Copy every line, exactly and only, from the line containing "Write the Apache ECharts code for this chart." to the line containing "var r2Value = '= 0.954';", both lines included.

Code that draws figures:

^^^^^^^^

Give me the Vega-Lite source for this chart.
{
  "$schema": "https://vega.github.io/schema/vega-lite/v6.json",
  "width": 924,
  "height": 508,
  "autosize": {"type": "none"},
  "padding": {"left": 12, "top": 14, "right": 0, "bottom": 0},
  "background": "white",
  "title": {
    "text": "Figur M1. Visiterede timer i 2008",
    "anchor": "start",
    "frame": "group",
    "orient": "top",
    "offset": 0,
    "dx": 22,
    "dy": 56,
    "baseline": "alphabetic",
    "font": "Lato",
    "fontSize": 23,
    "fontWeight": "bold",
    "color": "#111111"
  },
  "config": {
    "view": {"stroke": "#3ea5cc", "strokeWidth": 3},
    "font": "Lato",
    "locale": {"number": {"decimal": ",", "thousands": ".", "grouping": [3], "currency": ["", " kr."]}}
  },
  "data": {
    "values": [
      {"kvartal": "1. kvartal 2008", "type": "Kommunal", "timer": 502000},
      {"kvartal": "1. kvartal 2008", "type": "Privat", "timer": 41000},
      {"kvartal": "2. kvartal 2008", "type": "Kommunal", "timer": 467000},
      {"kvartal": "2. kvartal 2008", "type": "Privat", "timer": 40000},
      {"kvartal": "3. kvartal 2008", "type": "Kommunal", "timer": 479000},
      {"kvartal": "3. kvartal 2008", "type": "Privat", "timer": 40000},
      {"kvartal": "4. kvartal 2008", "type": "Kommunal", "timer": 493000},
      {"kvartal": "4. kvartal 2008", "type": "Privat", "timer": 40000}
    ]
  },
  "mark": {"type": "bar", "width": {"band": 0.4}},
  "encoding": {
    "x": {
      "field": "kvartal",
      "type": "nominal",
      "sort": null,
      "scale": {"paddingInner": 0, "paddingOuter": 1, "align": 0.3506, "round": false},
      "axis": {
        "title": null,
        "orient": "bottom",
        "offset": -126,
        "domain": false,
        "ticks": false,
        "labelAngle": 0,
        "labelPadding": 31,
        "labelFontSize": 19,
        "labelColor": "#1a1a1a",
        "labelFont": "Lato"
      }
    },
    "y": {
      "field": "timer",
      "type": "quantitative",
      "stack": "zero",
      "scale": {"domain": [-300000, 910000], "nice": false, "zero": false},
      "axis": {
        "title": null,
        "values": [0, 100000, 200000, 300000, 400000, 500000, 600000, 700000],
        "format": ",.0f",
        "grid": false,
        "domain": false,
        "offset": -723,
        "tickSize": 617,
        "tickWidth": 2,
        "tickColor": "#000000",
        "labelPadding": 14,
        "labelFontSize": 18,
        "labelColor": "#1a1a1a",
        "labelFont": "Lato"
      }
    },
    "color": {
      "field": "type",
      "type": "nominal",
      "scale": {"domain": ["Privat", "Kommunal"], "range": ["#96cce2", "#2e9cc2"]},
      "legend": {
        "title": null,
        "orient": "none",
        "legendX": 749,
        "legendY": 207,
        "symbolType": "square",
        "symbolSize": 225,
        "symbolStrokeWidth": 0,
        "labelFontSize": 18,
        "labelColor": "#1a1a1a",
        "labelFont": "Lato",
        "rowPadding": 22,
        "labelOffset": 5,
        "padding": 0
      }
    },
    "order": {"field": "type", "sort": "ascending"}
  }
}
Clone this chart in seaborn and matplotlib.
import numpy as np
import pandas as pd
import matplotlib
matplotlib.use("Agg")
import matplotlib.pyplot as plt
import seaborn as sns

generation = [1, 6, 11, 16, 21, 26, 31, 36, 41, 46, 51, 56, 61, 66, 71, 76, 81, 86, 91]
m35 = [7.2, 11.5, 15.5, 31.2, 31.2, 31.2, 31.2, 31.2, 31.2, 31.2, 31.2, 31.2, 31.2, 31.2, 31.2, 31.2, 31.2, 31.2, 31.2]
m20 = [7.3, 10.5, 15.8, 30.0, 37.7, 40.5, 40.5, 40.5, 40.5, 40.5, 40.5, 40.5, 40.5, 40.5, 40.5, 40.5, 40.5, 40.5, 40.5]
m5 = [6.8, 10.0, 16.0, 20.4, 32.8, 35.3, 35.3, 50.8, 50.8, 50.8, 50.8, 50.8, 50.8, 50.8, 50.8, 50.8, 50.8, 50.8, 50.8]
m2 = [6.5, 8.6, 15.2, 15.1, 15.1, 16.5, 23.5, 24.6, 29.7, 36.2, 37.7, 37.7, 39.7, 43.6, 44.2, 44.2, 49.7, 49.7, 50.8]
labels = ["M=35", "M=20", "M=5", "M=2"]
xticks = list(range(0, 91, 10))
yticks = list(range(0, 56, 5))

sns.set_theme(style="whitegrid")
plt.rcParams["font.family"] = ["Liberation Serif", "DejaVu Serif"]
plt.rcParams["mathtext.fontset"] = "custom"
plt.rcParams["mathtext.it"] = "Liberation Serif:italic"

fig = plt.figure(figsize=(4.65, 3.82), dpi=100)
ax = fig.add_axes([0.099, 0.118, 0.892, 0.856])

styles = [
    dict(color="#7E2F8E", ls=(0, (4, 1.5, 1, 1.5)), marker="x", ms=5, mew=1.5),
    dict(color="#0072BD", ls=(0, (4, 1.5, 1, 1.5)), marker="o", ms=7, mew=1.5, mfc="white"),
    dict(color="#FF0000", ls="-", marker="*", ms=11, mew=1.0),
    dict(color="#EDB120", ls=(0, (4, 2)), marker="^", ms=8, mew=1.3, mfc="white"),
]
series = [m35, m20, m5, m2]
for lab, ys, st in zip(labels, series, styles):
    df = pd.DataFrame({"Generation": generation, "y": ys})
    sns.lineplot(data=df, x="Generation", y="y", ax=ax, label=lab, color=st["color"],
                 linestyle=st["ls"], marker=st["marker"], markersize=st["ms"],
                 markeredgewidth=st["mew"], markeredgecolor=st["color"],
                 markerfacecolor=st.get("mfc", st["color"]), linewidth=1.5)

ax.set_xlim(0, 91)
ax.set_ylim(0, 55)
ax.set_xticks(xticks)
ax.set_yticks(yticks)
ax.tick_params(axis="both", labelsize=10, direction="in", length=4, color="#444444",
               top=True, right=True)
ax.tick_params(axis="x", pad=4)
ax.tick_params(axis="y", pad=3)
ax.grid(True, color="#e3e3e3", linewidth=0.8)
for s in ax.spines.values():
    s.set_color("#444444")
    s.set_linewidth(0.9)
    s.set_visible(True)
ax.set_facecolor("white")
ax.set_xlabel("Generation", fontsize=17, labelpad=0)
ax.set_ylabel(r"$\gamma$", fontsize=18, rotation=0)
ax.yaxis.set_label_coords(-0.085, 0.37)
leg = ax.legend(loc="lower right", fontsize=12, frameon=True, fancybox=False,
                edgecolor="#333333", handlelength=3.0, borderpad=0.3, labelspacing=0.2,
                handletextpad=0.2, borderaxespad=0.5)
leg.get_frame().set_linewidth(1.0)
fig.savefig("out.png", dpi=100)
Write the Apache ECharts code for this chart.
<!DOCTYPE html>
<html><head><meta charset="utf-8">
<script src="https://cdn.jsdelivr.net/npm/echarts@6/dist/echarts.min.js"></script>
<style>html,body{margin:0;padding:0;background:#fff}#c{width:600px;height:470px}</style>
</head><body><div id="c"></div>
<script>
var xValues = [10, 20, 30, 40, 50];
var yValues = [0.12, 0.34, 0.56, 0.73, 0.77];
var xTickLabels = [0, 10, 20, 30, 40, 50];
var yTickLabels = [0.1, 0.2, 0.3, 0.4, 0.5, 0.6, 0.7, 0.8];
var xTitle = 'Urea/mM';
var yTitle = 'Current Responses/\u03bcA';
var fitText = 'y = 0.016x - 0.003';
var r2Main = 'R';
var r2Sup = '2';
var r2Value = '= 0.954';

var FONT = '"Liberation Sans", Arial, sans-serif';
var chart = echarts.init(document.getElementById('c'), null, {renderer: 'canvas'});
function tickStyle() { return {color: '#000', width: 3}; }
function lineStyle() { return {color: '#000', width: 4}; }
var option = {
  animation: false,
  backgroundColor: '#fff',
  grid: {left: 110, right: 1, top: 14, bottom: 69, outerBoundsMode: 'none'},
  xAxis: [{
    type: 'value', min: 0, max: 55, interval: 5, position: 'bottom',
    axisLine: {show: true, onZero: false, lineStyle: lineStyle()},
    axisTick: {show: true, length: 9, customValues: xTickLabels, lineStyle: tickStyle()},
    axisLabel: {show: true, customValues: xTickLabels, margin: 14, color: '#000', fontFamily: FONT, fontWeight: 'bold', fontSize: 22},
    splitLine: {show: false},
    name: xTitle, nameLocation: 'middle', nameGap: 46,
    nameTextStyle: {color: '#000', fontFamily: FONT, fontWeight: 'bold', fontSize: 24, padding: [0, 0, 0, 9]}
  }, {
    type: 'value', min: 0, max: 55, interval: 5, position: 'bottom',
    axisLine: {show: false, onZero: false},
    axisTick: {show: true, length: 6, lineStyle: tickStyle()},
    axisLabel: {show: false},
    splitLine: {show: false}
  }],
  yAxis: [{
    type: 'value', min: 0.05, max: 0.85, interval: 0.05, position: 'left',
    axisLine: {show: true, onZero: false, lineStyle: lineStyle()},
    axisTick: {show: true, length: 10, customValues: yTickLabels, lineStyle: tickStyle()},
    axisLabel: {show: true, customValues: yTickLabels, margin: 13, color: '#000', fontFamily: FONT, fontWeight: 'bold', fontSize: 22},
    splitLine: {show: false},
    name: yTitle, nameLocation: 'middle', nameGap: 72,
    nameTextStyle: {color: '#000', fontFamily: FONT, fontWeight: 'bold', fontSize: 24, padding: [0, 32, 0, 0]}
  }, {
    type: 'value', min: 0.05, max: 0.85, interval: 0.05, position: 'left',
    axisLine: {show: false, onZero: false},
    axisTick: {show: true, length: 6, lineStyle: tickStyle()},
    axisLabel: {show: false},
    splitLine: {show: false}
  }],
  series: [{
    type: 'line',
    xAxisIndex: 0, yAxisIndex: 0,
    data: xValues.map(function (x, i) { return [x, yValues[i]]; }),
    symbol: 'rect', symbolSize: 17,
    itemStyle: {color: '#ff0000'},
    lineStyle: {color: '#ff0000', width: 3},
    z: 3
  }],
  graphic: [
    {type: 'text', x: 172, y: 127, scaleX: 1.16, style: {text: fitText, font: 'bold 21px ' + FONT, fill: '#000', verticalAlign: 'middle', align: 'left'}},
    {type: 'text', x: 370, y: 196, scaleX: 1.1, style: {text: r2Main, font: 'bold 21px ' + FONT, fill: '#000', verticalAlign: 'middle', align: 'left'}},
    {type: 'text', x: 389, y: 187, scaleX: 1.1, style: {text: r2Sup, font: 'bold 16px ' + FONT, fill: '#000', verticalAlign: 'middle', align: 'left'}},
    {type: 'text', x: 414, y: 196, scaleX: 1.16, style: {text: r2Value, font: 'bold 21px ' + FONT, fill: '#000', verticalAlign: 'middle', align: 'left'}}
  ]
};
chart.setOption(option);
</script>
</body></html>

^^^^^^^^

Exercise result:
Write the Apache ECharts code for this chart.
<!DOCTYPE html>
<html><head><meta charset="utf-8">
<script src="https://cdn.jsdelivr.net/npm/echarts@6/dist/echarts.min.js"></script>
<style>html,body{margin:0;padding:0;background:#fff}#c{width:600px;height:470px}</style>
</head><body><div id="c"></div>
<script>
var xValues = [10, 20, 30, 40, 50];
var yValues = [0.12, 0.34, 0.56, 0.73, 0.77];
var xTickLabels = [0, 10, 20, 30, 40, 50];
var yTickLabels = [0.1, 0.2, 0.3, 0.4, 0.5, 0.6, 0.7, 0.8];
var xTitle = 'Urea/mM';
var yTitle = 'Current Responses/\u03bcA';
var fitText = 'y = 0.016x - 0.003';
var r2Main = 'R';
var r2Sup = '2';
var r2Value = '= 0.954';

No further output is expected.